### Given records
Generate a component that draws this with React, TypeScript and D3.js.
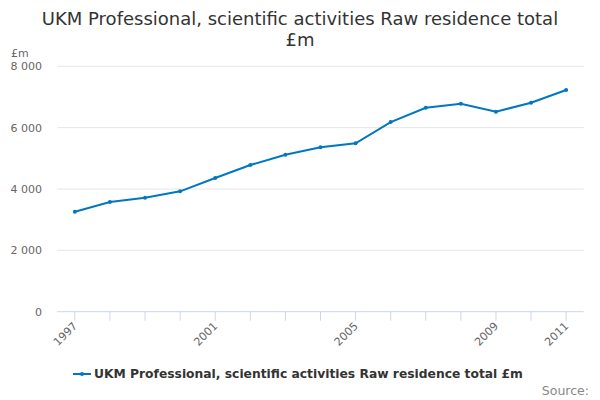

* * *

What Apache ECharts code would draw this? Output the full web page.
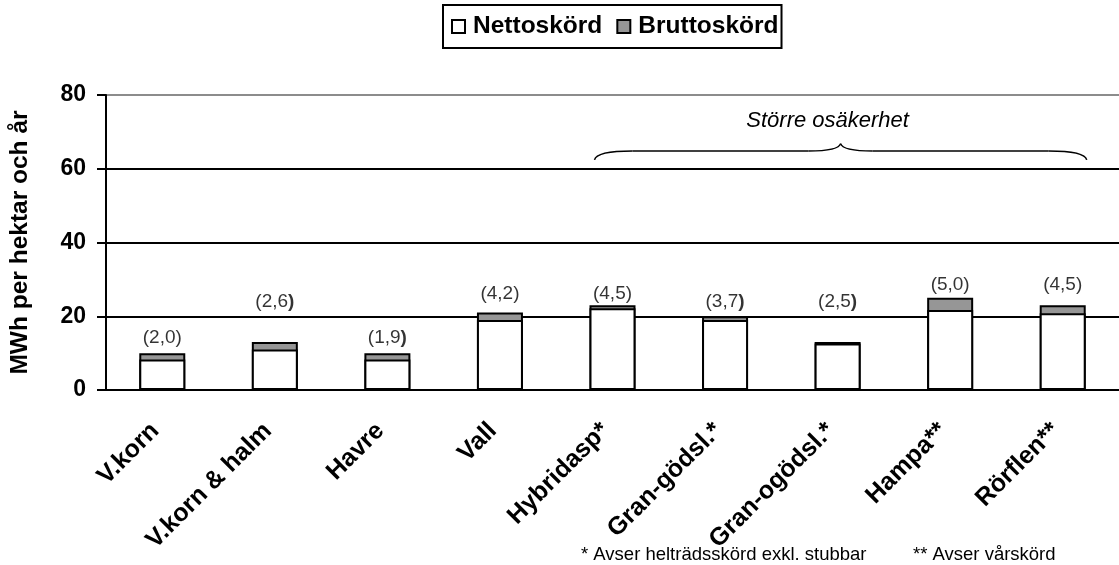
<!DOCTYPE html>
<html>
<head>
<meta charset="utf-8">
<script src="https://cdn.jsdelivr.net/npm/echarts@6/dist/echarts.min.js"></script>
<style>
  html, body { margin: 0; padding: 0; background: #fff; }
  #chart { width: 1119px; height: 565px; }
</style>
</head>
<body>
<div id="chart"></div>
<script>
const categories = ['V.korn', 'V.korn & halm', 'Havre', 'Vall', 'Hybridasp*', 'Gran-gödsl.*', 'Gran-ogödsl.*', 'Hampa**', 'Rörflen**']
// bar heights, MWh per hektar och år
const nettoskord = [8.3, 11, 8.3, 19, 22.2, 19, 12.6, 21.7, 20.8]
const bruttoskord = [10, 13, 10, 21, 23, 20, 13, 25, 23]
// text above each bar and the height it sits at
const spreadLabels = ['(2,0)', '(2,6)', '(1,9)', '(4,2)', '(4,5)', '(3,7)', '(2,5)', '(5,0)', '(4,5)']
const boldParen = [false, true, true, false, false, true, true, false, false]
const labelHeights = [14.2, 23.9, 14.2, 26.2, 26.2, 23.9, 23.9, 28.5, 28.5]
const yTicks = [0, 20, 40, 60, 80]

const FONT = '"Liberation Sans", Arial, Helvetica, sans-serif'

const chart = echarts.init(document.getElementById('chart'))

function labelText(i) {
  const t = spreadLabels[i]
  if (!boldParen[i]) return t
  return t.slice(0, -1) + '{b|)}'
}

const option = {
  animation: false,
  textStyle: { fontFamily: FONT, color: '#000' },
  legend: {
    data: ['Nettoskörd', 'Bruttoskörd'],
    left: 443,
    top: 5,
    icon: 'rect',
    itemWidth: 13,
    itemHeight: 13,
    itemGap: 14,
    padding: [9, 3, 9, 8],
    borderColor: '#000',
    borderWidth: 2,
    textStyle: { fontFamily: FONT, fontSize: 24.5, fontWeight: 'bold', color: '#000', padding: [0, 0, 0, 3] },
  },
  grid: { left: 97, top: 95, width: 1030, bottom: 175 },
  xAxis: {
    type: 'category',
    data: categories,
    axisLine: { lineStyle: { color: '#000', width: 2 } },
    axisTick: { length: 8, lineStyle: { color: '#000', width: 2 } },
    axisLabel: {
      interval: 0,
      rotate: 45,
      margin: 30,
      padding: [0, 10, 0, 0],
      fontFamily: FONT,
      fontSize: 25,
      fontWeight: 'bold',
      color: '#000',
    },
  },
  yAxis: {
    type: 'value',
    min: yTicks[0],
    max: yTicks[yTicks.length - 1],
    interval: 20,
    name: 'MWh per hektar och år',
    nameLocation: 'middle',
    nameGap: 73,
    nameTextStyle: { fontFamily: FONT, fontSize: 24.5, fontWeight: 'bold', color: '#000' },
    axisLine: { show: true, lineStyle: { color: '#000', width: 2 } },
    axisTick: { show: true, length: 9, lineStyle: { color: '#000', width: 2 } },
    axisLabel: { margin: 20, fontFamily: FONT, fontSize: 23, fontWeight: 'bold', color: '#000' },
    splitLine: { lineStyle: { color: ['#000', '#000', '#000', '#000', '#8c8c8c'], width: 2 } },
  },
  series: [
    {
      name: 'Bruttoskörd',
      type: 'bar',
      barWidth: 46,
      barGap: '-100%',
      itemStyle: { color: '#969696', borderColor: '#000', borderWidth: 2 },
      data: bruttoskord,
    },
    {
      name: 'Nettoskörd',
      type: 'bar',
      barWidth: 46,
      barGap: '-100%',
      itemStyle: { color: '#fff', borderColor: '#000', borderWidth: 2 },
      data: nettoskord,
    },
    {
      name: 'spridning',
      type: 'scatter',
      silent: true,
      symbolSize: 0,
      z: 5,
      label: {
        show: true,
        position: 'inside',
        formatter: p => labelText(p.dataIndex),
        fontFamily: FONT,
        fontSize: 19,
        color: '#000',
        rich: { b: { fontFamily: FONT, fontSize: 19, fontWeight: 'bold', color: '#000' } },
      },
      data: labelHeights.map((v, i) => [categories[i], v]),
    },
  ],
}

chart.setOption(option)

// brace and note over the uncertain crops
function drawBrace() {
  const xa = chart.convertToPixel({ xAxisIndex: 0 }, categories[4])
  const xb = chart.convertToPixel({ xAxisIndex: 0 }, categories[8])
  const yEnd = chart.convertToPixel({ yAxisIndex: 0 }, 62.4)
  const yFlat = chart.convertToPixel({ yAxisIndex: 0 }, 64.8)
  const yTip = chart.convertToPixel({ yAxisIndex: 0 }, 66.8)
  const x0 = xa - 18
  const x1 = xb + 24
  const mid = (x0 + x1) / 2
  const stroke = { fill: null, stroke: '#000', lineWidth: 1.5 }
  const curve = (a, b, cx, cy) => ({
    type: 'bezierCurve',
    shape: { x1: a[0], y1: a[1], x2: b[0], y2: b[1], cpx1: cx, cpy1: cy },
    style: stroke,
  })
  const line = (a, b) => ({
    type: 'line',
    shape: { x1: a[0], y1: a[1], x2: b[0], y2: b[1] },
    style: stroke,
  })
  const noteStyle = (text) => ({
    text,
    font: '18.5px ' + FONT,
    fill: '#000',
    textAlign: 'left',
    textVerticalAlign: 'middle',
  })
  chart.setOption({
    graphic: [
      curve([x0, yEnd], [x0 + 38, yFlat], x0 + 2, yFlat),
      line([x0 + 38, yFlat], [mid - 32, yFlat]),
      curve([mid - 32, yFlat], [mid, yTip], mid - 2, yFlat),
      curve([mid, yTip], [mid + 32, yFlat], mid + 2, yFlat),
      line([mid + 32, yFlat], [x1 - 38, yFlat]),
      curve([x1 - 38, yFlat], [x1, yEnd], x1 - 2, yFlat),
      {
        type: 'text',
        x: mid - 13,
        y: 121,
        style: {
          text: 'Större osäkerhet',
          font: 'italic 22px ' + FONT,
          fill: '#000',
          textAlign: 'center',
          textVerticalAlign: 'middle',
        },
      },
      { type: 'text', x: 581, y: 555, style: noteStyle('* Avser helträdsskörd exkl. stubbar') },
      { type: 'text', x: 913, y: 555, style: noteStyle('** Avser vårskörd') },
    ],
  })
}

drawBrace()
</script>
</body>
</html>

### Task to carry out
Copy out all lines that carry the word "this".

### Answer to the task
Generate a component that draws this with React, TypeScript and D3.js.
What Apache ECharts code would draw this? Output the full web page.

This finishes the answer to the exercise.